The great battle for the future of pay-TV has been kicked down the road.

Subscribers to Altice USA Inc.'s (ATUS) Optimum cable TV service avoided a blackout of Walt Disney Co. (DIS) channels on Sunday, Oct. 1, as the two companies said they were close enough to signing a new programming agreement to extend their contract hours before it was due to expire. On news that a blackout had been averted, Disney's shares were up 1.5% to $100 on Monday morning while Altice stock was 2.7% higher at $28.04. 

"We have reached an agreement in principle and have extended the deadline accordingly to try and finalize the terms," Altice said in an emailed statement.

Disney had warned that it might withdraw its channels from the Optimum cable service if talks reached an impasse. A blackout would have affected about 3.1 million subscribers in the tristate New York metropolitan area. Altice USA of Bethpage, N.Y., was incorporated after its French owner's acquisition last year of Cablevision Systems Corp. and Suddenlink Communications Inc., though the contract talks only affect former Cablevision subscribers. Altice's total footprint reaches 4.9 million subscribers in 21 states.

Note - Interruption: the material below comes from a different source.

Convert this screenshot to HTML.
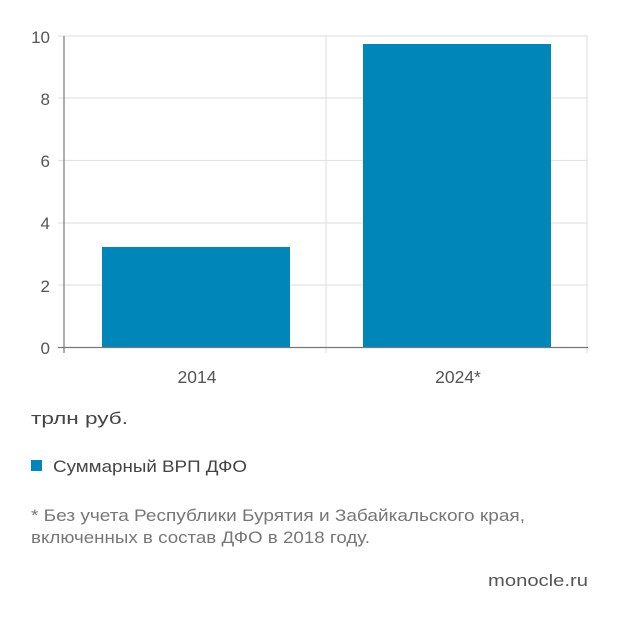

Both sides apparently got a bit of what they wanted in this latest carriage agreement.

Disney won a price hike for its largest networks, ESPN and ABC, though the increase in fees wasn't as high as the Burbank, Calif., company had originally sought, according to a Bloomberg report. Altice, meanwhile, did agree to carry two networks -- the SEC Network and the soon-to-launch ACC Network -- neither of which include universities in the New York metro area. For Disney, it's essential that it gain nationwide carriage for both networks given the high broadcast fees charged by the respective conferences.

Altice's contract talks with Disney had been watched for signs that a major pay-TV operator would push back against carrying sports networks. Sports rights remain the largest piece of the pay-TV bundle. Disney charges pay-TV operators such as Altice about $7.86 per subscriber to carry ESPN, according to SNL Kagan; the next most expensive cable network is Time Warner Inc.'s (TWX) TNT at $2.09.

For the moment, though, it appears Altice has agreed to sustain the traditional pay-TV bundle with sports networks at the top of the pyramid. Over the past week, Altice had told its customers it wouldn't allow Disney to charge exorbitant rates while citing data that showed that ESPN isn't as popular as it once was.

ESPN's subscriber base has fallen to around 87 million nationally from a peak of more than 100 million in 2011, according to Nielsen NV. ESPN also suffered the second-worst season for its flagship "Monday Night Football" during the 2016 season as ratings declined across the league. Altice also had contended that its viewers are spending less time watching ESPN on cable TV than they have in the past.

It's unclear yet whether Altice won the kind of flexibility that could enable the pay-TV operator to offer a range of so-called skinny bundles. Altice had been looking to keep ESPN under $8 per subscriber. Disney also was adamant that ESPN remain a part of Altice's base subscriber package.